I also don't know why the resize applet you submitted was resetting terminal 
parameters _before_ doing the probing.

> >Also, I'd rather not add new code into the tree with "or later" and then 
have 
> >to go back and remove it as I get around to making the license notices 
> >uniform.
> 
> I would have removed the or later in a day or two, if the applet was
> still in the tree

I meant to put the darn thing back into the tree yesterday, but the SFLC 
scheduled a teleconference they want both me and Bruce on, and I got another 
headache and had to go lie down.  (I'll be _so_ happy when Bruce finally goes 
back to his crypt.  This is _not_ good for my health.)
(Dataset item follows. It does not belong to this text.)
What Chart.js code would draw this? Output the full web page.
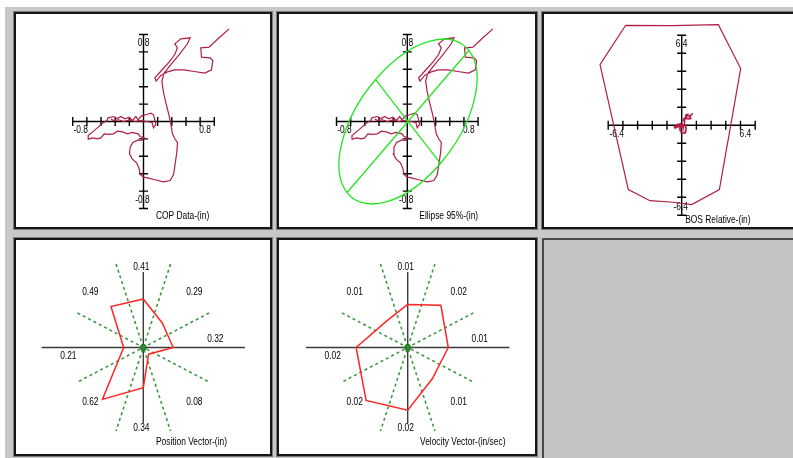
<!DOCTYPE html>
<html><head><meta charset="utf-8">
<script src="https://cdn.jsdelivr.net/npm/chart.js@4.4.0/dist/chart.umd.min.js"></script>
<style>
html,body{margin:0;padding:0;background:#fff;width:793px;height:458px;overflow:hidden;position:relative;}
#bg{position:absolute;left:5px;top:7px;width:788px;height:451px;background:#c8c8c8;}
.panel{position:absolute;background:#fff;border:2px solid #161616;box-sizing:border-box;box-shadow:0 0 0 1px #7c7c7c;}
.panel canvas{position:absolute;left:0;top:0;}
#empty{position:absolute;left:542px;top:238px;width:260px;height:230px;background:#c5c3c5;border-left:2px solid #4a4a4a;border-top:2px solid #4a4a4a;box-sizing:border-box;}
</style></head>
<body>
<div id="bg"></div>
<div id="empty"></div>
<script>
// ---------------- DATA ----------------
// Centre-of-pressure trace (inches)
const copX = [1.209,1.068,0.927,0.809,0.819,0.941,0.979,0.960,0.866,0.715,0.574,0.433,0.329,0.245,0.179,0.160,0.254,0.362,0.442,0.480,0.442,0.527,0.659,0.621,0.504,0.386,0.292,0.259,0.282,0.320,0.358,0.386,0.409,0.442,0.480,0.471,0.447,0.424,0.376,0.282,0.160,0.056,0.000,-0.047,-0.061,-0.094,-0.160,-0.198,-0.188,-0.151,-0.075,-0.028,0.009,-0.047,-0.075,-0.155,-0.226,-0.296,-0.367,-0.424,-0.485,-0.555,-0.602,-0.649,-0.720,-0.772,-0.781,-0.706,-0.640,-0.579,-0.518,-0.499,-0.424,-0.367,-0.320,-0.264,-0.202,-0.155,-0.108,-0.075,-0.028,0.047,0.104,0.141,0.160,0.174,0.141,0.120,0.050,-0.050,-0.120,-0.200,-0.280,-0.350,-0.420,-0.460];
const copY = [1.065,0.962,0.854,0.847,0.739,0.732,0.701,0.594,0.556,0.575,0.594,0.594,0.567,0.529,0.464,0.502,0.586,0.682,0.770,0.847,0.893,0.950,0.962,0.893,0.770,0.655,0.556,0.464,0.337,0.203,0.080,-0.027,-0.142,-0.199,-0.241,-0.352,-0.487,-0.609,-0.678,-0.693,-0.670,-0.648,-0.640,-0.609,-0.544,-0.479,-0.429,-0.372,-0.295,-0.241,-0.211,-0.218,-0.188,-0.172,-0.142,-0.126,-0.142,-0.119,-0.111,-0.142,-0.149,-0.142,-0.188,-0.199,-0.188,-0.203,-0.161,-0.111,-0.065,-0.019,0.011,0.042,0.057,0.034,0.057,0.031,0.050,0.011,0.057,0.019,0.065,0.080,0.096,0.080,0.019,-0.034,-0.073,-0.010,0.000,0.010,0.000,0.020,0.000,0.020,0.010,0.030];
const copTickLabels = ['-0.8','0.8'];
// Base of support outline (inches)
const bosX = [-6.10,-1.09,3.99,6.42,4.10,1.09,-0.91,-3.45,-5.81,-8.89];
const bosY = [8.89,8.86,8.95,5.04,-5.72,-7.05,-6.84,-6.70,-5.72,5.39];
const bosTickLabels = ['-6.4','6.4'];
// 95% confidence ellipse
const ellipseCenter = [0.01, 0.0];
const ellipseSemiAxes = [1.186, 0.665];
const ellipseAngleDeg = [43.5];
// Direction vectors
const directions = ['N','NE','E','SE','S','SW','W','NW'];
const directionAngles = [90,45,0,-45,-90,-135,180,135];
const positionVector = [0.41,0.29,0.32,0.08,0.34,0.62,0.21,0.49];
const velocityVector = [0.0117,0.0162,0.0140,0.0120,0.0170,0.0203,0.0178,0.0102];
const titles = ['COP Data-(in)','Ellipse 95%-(in)','BOS Relative-(in)','Position Vector-(in)','Velocity Vector-(in/sec)'];

// ---------------- LAYOUT ----------------
const FONT = '10.5px "Liberation Sans", Arial, sans-serif';
const SQUEEZE = 0.8;
const TRACE = '#b01e48';
const labelOffsets = [[-2,-80],[51,-55],[72,-8],[51,55],[-2,81],[-53,55],[-75,9],[-53,-55]];

function txt(ctx,t,x,y,align){
  ctx.save();
  ctx.translate(x,y); ctx.scale(SQUEEZE,1);
  ctx.font=FONT; ctx.fillStyle='#000'; ctx.textAlign=align; ctx.textBaseline='middle';
  ctx.fillText(t,0,0);
  ctx.restore();
}
function makePanel(p){
  const d=document.createElement('div'); d.className='panel';
  d.style.left=p.l+'px'; d.style.top=p.t+'px'; d.style.width=p.w+'px'; d.style.height=p.h+'px';
  const c=document.createElement('canvas');
  const iw=p.w-4, ih=p.h-4;
  c.width=iw; c.height=ih; c.style.width=iw+'px'; c.style.height=ih+'px';
  d.appendChild(c); document.body.appendChild(d);
  return {canvas:c, il:p.l+2, it:p.t+2, iw:iw, ih:ih};
}
function pad(p,b){
  return {left:b.cx-b.hx-p.il, right:(p.il+p.iw)-(b.cx+b.hx), top:b.cy-b.hy-p.it, bottom:(p.it+p.ih)-(b.cy+b.hy)};
}
function pts(xs,ys,close){
  const a=xs.map((x,i)=>({x:x,y:ys[i]}));
  if(close) a.push({x:xs[0],y:ys[0]});
  return a;
}
function polar(vals,close){
  const a=vals.map((v,i)=>{const t=directionAngles[i]*Math.PI/180;return {x:v*Math.cos(t),y:v*Math.sin(t)};});
  if(close) a.push(a[0]);
  return a;
}

// ---------------- PLUGINS ----------------
const crossAxes = {
  id:'crossAxes',
  beforeDatasetsDraw(chart,args,o){
    if(!o || !o.step) return;
    const ctx=chart.ctx, xs=chart.scales.x, ys=chart.scales.y;
    const x0=xs.getPixelForValue(0), y0=ys.getPixelForValue(0);
    const xl=xs.getPixelForValue(xs.min), xr=xs.getPixelForValue(xs.max);
    const yb=ys.getPixelForValue(ys.min), yt=ys.getPixelForValue(ys.max);
    ctx.save();
    ctx.strokeStyle='#000'; ctx.lineWidth=1.4;
    ctx.beginPath();
    ctx.moveTo(xl,y0); ctx.lineTo(xr,y0);
    ctx.moveTo(x0,yb); ctx.lineTo(x0,yt);
    const nx=Math.round((xs.max-xs.min)/o.step);
    for(let i=0;i<=nx;i++){const px=xs.getPixelForValue(xs.min+i*o.step);ctx.moveTo(px,y0-4.5);ctx.lineTo(px,y0+4.5);}
    const ny=Math.round((ys.max-ys.min)/o.step);
    for(let i=0;i<=ny;i++){const py=ys.getPixelForValue(ys.min+i*o.step);ctx.moveTo(x0-4.5,py);ctx.lineTo(x0+4.5,py);}
    ctx.stroke();
    ctx.restore();
    o.labels.forEach(t=>{
      const v=parseFloat(t); const px=xs.getPixelForValue(v);
      txt(ctx,t, v<0 ? px+1 : px-1, y0+8.5, v<0 ? 'right':'left');
    });
    txt(ctx,o.labels[1], x0, yt+8.5, 'center');
    txt(ctx,o.labels[0], x0-1, yb-8.5, 'center');
  }
};
const panelTitle = {
  id:'panelTitle',
  afterDatasetsDraw(chart,args,o){
    if(!o || !o.text) return;
    const xs=chart.scales.x, ys=chart.scales.y;
    txt(chart.ctx,o.text, xs.getPixelForValue(0)+o.dx, ys.getPixelForValue(0)+94.5, 'left');
  }
};
const ellipsePlugin = {
  id:'ellipse95',
  afterDatasetsDraw(chart,args,o){
    if(!o || !o.center) return;
    const ctx=chart.ctx, xs=chart.scales.x, ys=chart.scales.y;
    const cx=xs.getPixelForValue(o.center[0]), cy=ys.getPixelForValue(o.center[1]);
    const sx=xs.getPixelForValue(1)-xs.getPixelForValue(0);
    const sy=ys.getPixelForValue(1)-ys.getPixelForValue(0);
    const a=o.axes[0], b=o.axes[1], th=o.angle*Math.PI/180;
    ctx.save();
    ctx.beginPath();
    ctx.translate(cx,cy); ctx.scale(sx,sy); ctx.rotate(th);
    ctx.ellipse(0,0,a,b,0,0,Math.PI*2);
    ctx.moveTo(-a,0); ctx.lineTo(a,0);
    ctx.moveTo(0,-b); ctx.lineTo(0,b);
    ctx.restore();
    ctx.save(); ctx.strokeStyle='#22e622'; ctx.lineWidth=1.3; ctx.stroke(); ctx.restore();
  }
};
const radarGrid = {
  id:'radarGrid',
  beforeDatasetsDraw(chart,args,o){
    if(!o || !o.values) return;
    const ctx=chart.ctx, xs=chart.scales.x, ys=chart.scales.y, ca=chart.chartArea;
    const x0=xs.getPixelForValue(0), y0=ys.getPixelForValue(0);
    ctx.save();
    ctx.strokeStyle='#3c3c3c'; ctx.lineWidth=1.4;
    ctx.beginPath(); ctx.moveTo(ca.left,y0); ctx.lineTo(ca.right,y0); ctx.moveTo(x0,ca.top); ctx.lineTo(x0,ca.bottom); ctx.stroke();
    const r=xs.max*o.spoke;
    ctx.strokeStyle='#3f9a3f'; ctx.lineWidth=1.6; ctx.setLineDash([3,3]);
    ctx.beginPath();
    for(let k=0;k<4;k++){
      const t=(22.5+45*k)*Math.PI/180;
      ctx.moveTo(xs.getPixelForValue(r*Math.cos(t)), ys.getPixelForValue(r*Math.sin(t)));
      ctx.lineTo(xs.getPixelForValue(-r*Math.cos(t)), ys.getPixelForValue(-r*Math.sin(t)));
    }
    ctx.stroke();
    ctx.restore();
  },
  afterDatasetsDraw(chart,args,o){
    if(!o || !o.values) return;
    const ctx=chart.ctx, xs=chart.scales.x, ys=chart.scales.y;
    const x0=xs.getPixelForValue(0), y0=ys.getPixelForValue(0);
    ctx.save();
    ctx.fillStyle='#2e8b2e'; ctx.strokeStyle='#1f6a1f'; ctx.lineWidth=1;
    ctx.beginPath(); ctx.arc(x0,y0,3,0,Math.PI*2); ctx.fill(); ctx.stroke();
    ctx.restore();
    o.values.forEach((v,i)=>{txt(ctx,v.toFixed(2), x0+labelOffsets[i][0], y0+labelOffsets[i][1], 'center');});
  }
};
Chart.register(crossAxes, panelTitle, ellipsePlugin, radarGrid);

function baseOptions(padding, xr, yr, plugins){
  return {
    responsive:false, animation:false, events:[], devicePixelRatio:1,
    layout:{padding:padding},
    scales:{
      x:{type:'linear', display:false, min:-xr, max:xr},
      y:{type:'linear', display:false, min:-yr, max:yr}
    },
    plugins:Object.assign({legend:{display:false}, tooltip:{enabled:false}}, plugins)
  };
}
function line(data,color,w){
  return {data:data, showLine:true, borderColor:color, borderWidth:w, pointRadius:0, fill:false, clip:false, tension:0};
}

// Panel 1: COP
const p1=makePanel({l:14,t:12,w:258,h:217});
new Chart(p1.canvas,{type:'scatter',
  data:{datasets:[line(pts(copX,copY,false),TRACE,1.2)]},
  options:baseOptions(pad(p1,{cx:143.5,cy:121.5,hx:70.8,hy:87}),1.0,1.0,
    {crossAxes:{step:0.2,labels:copTickLabels}, panelTitle:{text:titles[0],dx:12.5}})});

// Panel 2: Ellipse
const p2=makePanel({l:277,t:12,w:260,h:217});
new Chart(p2.canvas,{type:'scatter',
  data:{datasets:[line(pts(copX,copY,false),TRACE,1.2)]},
  options:baseOptions(pad(p2,{cx:407.3,cy:121.5,hx:70.8,hy:87}),1.0,1.0,
    {crossAxes:{step:0.2,labels:copTickLabels}, panelTitle:{text:titles[1],dx:12},
     ellipse95:{center:ellipseCenter,axes:ellipseSemiAxes,angle:ellipseAngleDeg[0]}})});

// Panel 3: BOS
const p3=makePanel({l:542,t:12,w:262,h:217});
new Chart(p3.canvas,{type:'scatter',
  data:{datasets:[line(pts(bosX,bosY,true),TRACE,1.2), line(pts(copX,copY,false),TRACE,1.6)]},
  options:baseOptions(pad(p3,{cx:681.7,cy:125.3,hx:73.5,hy:90}),8.0,8.0,
    {crossAxes:{step:1.6,labels:bosTickLabels}, panelTitle:{text:titles[2],dx:3.5}})});

// Panel 4: Position vector
const p4=makePanel({l:14,t:238,w:258,h:218});
new Chart(p4.canvas,{type:'scatter',
  data:{datasets:[line(polar(positionVector,true),'#ff2626',1.5)]},
  options:baseOptions(pad(p4,{cx:143.3,cy:347.5,hx:101.7,hy:75.5}),1.09,0.638,
    {radarGrid:{values:positionVector,spoke:0.70}, panelTitle:{text:titles[3],dx:12.7}})});

// Panel 5: Velocity vector
const p5=makePanel({l:277,t:238,w:260,h:218});
new Chart(p5.canvas,{type:'scatter',
  data:{datasets:[line(polar(velocityVector,true),'#ff2626',1.5)]},
  options:baseOptions(pad(p5,{cx:407.7,cy:347.5,hx:101.7,hy:75.5}),0.0351,0.0205,
    {radarGrid:{values:velocityVector,spoke:0.70}, panelTitle:{text:titles[4],dx:12.3}})});
</script>
</body></html>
Then this morning my laptop decided to do a fresh reboot rather than 
resume-from-suspend, so I lost my open window and have to track down the 
patch again.  (Software suspend on Ubuntu 6.06 is _really_ flaky.  I think 
the problem is that my laptop's hard drive has an onboard buffer that only 
sometimes flushes the last block before the power goes off, and when it 
doesn't the swap partition has all the resume data in it but doesn't have the 
start of the partition marked as a suspend image instead of normal swap.  I'd 
blame the hardware, except that earlier versions of ubuntu didn't do this 
(they had _different_ bugs).  I think it's actually the kernel missing a 
flush somewhere in the suspend to disk path.)

No, I haven't built my own kernel for my laptop.  Last time I tried it, 
getting the ipw2200 firmware loading to line up again was enough of a pain I 
gave up, and I've been way too busy to get back to it...

But mostly?  Weekend.  Tired.  Sleeping muchly, visiting Ikea, reading... ok, 
reading the OLS2006 proceedings but _also_ reading a fluffy Wen Spencer book 
about elves and dragons and such.

Rob
-- 
Never bet against the cheap plastic solution.